One of my bright moments in college was hearing Issac Bashevis Singer speak. He talked about God bot being done with creation on the 7th day. That God's main purpose in creating people was so that creation would continually unfold. The story had no end. People are God's medium. We are all God at work. That lecture and Mr. Sullivan's class on the history of religion (so popular one couldn't get in until senior year) were the only times I heard God discussed. As if our spiritual selves were not inextricably underlying our capacity to understand life's mysteries. Imagine if we had learned from people who loved themselves that it is through love we transform the world, but only after we know ourselves. Know ourselves well enough so that at the end of our lives we can say: "Je ne regrete rien."

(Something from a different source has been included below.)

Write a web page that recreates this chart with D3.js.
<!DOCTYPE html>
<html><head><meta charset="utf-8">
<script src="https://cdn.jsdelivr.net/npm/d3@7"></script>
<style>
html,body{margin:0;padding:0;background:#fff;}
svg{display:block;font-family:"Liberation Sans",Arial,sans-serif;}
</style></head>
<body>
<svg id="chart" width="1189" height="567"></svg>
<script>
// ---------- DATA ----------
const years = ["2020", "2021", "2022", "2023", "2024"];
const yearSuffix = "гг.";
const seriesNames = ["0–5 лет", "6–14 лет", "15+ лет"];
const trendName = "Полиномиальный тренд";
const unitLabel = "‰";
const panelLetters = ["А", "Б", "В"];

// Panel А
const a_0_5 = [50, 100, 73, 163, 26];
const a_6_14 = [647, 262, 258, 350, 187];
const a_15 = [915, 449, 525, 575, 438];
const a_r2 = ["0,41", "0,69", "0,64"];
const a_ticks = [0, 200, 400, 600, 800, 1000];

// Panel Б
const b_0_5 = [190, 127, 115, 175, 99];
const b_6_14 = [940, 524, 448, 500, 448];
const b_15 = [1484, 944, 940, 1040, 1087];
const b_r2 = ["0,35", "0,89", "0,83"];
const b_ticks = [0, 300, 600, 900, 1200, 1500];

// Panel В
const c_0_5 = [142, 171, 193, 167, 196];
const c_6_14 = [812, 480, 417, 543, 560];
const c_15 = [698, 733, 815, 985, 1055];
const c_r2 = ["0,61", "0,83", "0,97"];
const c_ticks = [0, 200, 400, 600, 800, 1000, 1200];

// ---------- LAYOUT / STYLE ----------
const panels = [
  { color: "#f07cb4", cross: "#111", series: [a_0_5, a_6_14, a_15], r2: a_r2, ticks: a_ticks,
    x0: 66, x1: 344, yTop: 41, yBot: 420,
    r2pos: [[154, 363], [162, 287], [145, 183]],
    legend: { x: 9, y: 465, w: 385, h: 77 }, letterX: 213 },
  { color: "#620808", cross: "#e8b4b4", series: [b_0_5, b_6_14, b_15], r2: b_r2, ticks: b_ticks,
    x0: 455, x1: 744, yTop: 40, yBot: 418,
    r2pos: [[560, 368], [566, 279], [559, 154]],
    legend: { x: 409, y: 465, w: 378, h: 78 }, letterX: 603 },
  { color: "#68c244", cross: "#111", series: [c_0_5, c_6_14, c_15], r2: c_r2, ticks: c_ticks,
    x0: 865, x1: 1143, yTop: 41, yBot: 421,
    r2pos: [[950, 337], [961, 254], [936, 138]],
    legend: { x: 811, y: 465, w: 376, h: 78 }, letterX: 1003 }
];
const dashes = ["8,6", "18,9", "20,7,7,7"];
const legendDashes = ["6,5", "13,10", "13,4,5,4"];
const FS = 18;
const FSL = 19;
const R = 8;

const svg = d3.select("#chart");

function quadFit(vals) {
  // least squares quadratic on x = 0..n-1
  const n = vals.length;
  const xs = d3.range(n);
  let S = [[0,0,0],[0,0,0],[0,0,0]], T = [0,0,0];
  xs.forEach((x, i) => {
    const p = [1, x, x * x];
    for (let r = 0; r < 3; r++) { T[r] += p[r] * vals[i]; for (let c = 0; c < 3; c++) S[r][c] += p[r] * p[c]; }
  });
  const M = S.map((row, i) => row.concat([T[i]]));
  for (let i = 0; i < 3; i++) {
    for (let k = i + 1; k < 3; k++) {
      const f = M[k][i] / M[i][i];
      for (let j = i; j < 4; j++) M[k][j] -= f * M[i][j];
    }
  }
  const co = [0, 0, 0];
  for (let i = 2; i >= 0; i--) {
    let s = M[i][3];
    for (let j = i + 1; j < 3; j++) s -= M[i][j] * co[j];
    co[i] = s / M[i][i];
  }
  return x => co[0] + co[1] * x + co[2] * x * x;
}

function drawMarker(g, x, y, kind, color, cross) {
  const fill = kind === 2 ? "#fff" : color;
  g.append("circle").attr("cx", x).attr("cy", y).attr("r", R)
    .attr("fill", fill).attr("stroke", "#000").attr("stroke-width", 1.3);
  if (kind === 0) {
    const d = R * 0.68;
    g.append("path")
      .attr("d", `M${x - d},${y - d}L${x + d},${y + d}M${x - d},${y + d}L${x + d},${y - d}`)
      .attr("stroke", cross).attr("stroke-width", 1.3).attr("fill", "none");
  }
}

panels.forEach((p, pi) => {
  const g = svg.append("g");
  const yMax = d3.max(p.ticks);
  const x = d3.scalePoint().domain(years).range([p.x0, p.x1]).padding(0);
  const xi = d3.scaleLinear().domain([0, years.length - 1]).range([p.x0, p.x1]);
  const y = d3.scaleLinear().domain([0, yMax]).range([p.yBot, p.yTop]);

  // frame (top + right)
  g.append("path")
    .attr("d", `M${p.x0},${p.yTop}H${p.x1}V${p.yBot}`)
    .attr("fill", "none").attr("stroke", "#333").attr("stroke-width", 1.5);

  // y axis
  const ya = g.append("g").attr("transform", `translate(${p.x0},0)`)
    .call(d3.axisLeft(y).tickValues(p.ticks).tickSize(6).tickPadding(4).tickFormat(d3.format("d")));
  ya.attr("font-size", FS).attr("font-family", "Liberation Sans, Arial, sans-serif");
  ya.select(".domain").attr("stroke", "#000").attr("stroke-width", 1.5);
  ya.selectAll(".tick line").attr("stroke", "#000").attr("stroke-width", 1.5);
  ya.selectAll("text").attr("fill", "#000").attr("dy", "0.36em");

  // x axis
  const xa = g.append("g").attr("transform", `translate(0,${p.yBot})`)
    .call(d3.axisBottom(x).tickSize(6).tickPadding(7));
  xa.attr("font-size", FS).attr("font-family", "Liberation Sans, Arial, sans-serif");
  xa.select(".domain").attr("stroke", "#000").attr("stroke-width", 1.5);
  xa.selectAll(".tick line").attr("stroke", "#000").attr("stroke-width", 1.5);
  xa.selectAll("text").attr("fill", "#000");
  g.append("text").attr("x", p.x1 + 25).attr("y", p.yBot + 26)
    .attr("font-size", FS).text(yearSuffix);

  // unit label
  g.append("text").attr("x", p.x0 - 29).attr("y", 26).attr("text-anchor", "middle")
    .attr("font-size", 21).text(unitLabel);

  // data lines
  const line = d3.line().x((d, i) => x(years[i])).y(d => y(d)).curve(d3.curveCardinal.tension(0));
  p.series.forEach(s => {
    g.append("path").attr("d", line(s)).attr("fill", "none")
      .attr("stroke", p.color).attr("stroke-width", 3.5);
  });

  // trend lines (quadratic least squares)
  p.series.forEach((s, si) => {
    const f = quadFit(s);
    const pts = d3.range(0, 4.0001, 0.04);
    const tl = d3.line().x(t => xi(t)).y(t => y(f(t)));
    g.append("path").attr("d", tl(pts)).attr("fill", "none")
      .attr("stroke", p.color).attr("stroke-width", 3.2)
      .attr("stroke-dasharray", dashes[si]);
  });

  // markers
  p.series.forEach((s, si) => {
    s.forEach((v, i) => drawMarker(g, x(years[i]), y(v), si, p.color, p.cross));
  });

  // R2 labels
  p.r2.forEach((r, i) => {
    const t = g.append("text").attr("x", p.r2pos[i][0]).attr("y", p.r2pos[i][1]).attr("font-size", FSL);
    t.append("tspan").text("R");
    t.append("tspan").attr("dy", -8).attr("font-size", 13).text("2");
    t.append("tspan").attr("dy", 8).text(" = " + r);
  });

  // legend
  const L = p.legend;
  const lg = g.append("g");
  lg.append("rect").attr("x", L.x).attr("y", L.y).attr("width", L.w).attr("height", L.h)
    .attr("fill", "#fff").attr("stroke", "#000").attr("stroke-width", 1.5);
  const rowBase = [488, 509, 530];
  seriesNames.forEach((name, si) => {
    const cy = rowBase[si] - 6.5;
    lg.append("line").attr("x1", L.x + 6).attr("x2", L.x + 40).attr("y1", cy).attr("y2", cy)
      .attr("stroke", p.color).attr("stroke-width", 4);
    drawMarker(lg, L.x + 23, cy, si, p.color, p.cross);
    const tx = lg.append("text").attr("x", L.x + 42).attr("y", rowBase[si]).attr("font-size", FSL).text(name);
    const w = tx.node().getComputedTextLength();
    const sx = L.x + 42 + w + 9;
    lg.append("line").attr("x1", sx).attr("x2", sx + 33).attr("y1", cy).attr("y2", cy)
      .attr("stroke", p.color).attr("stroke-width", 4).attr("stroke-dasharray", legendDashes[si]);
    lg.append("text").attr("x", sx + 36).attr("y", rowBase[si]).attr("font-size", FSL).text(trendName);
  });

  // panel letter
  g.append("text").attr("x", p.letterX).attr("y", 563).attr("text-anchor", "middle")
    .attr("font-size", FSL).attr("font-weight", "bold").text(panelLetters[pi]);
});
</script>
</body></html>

I have an image of Christa that will keep her alive in me, that I hope, one day, I will get to share with her daughter. One summer weekend she had another college friend, Rob, and me stay with her in Truro. We went sailing on a Sunfish on the protected side of the cape, but the wind was strong, and we had to use all our muscle to rein in the sail. As we were coming about, Rob slid off the deck into the water. We came about again to get him, and then I slid off and the boat tipped, and the three of us stretched our arms over the keel to right it. But we were laughing so hard, we couldn't pull. Christa's long hair was wrapped around her shoulders; the sun was highlighting amber hues in her irises, and there she was a mermaid, and Rob and I were like two porpoises, the laughing feeling so good, the sun and water and wind so right. For a moment, there we were — ourselves, in love with the world.